La democracia, esa vaca sagrada

Durante los dos últimos siglos Occidente vivió una serie de transiciones políticas que han culminado en la diseminación de la democracia en casi la totalidad de lo que llamamos mundo civilizado. Y quienes vivimos bajo regímenes democráticos nos hemos acostumbrado a oír a nuestros líderes proclamar la defensa del sistema allí donde peligre. Con ese argumento hemos tenido ocasión de ver cómo otras sociedades, a las cuales desde nuestra perspectiva llamamos menos favorecidas, han buscado desesperadamente salir de la dominación que las oprimía y, cuando lo logran, miran a Occidente y la respuesta que encuentran es invariablemente la democracia. Las luchas de independencia de las naciones africanas, representación caricaturizada de las nuestras, son un buen ejemplo. Lo seguimos observando en el caso de países que se han arriesgado a experimentar gobiernos distintos y reciben constantemente las recriminaciones y “voces de aliento” del mundo democratizado para buscar que se unan al resto, lo cual acaba de ocurrir en sitios como Afganistán y algunas personas quieren que ocurra en Cuba.
La democracia en todas sus variantes tiene algunos méritos, que no se pueden desconocer, en la transformación que ha venido haciendo a lo largo de nuestra Edad Contemporánea. Fue el pretexto para quitarles el poder a las monarquías despóticas y para acercar en cierta medida el estado al pueblo. Esta representatividad de nuestros gobiernos occidentales, según la cual el pueblo puede decidir colectivamente a quiénes va a delegar el poder, ha sido considerada una de las grandes conquistas de la civilización. Se piensa que, en condiciones ideales, al permitir que las personas mismas elijan cómo quieren ser gobernadas se logra la satisfacción del mayor número posible de ciudadanos. Y, muy desafortunadamente, eso es lo que termina ocurriendo.
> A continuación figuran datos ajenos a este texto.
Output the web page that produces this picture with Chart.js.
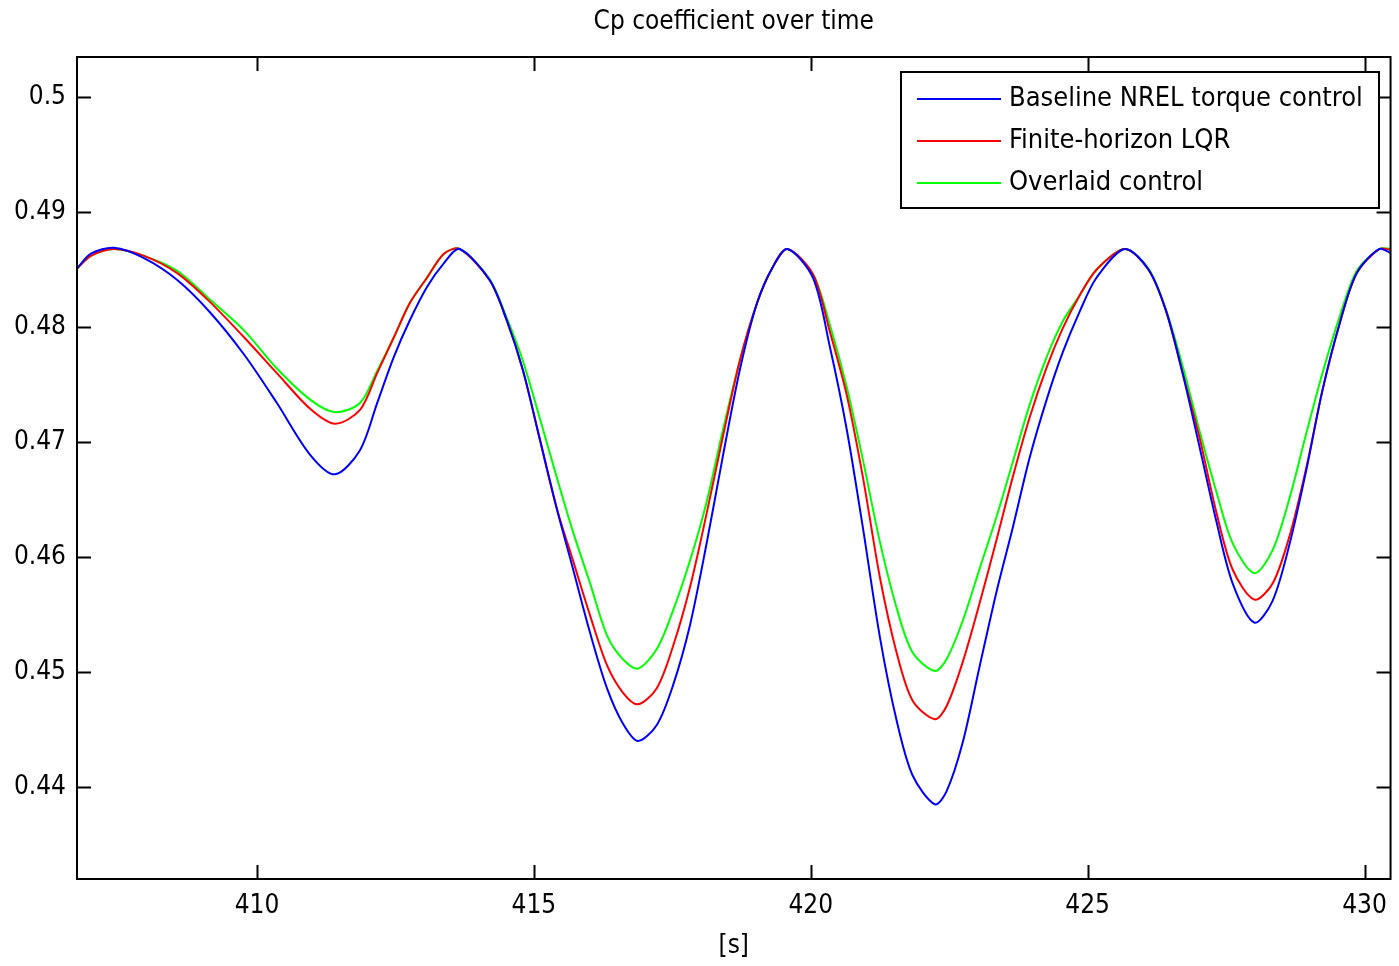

Se cree que la democracia está diseñada para asegurar que todos reciban oportunidades iguales y justas. Y, estadísticamente hablando, se considera que la satisfacción de la mayoría genera la satisfacción de todos, a pesar de que, en realidad, se logra solamente la de una fracción mayoritaria que se toma la atribución de figurar por la totalidad del pueblo. Resulta francamente difícil de creer que los analistas políticos de nuestro tiempo no se hayan dado cuenta de la gigantesca contradicción que existe en estas suposiciones. Por un lado, se pretende que con el sistema de democracia van a quedar cubiertas las necesidades de todos. Pero por el otro vemos claramente que sólo la mayoría lo consigue. Una mayoría que decide, elige, gobierna y tiene la palabra. A menos que se adopte un federalismo exagerado, el sistema de hacer lo que desee la mayoría resulta claramente discriminatorio. No importa cuántas modificaciones se hagan a los sistemas de representación para incluir a todos los sectores de la sociedad: el número de representantes siempre estará en proporción con el número de representados y, una vez más, vencerá la mayoría. La consecuencia lógica de esta situación es la incapacidad de la democracia para cumplir el propósito que se le atribuye, pues ella misma es discriminatoria por naturaleza.Después de varios siglos de estudiar nuestra historia, hoy hemos llegado a saber que incluso los sistemas políticos más sólidos aparecen, dominan por un tiempo, decaen y son reemplazados. No podemos pretender resistirnos a la natural evolución de la sociedad y estancarnos en un sistema que ha demostrado no ser el más eficiente. La actitud de las potencias mundiales de defender a capa y espada la permanencia de la democracia resulta lamentable, dada la necesidad que existe de dejar que la historia fluya y los sistemas cambien. La democracia, la consentida de los gobiernos, la gran conquista de la civilización, debería representar en realidad un motivo de gran desilusión para todos nosotros por el fracaso que ha resultado ser. Aunque, al igual que los sistemas que la precedieron, no durará para siempre. Ese detalle, por lo menos, es uno de sus puntos buenos.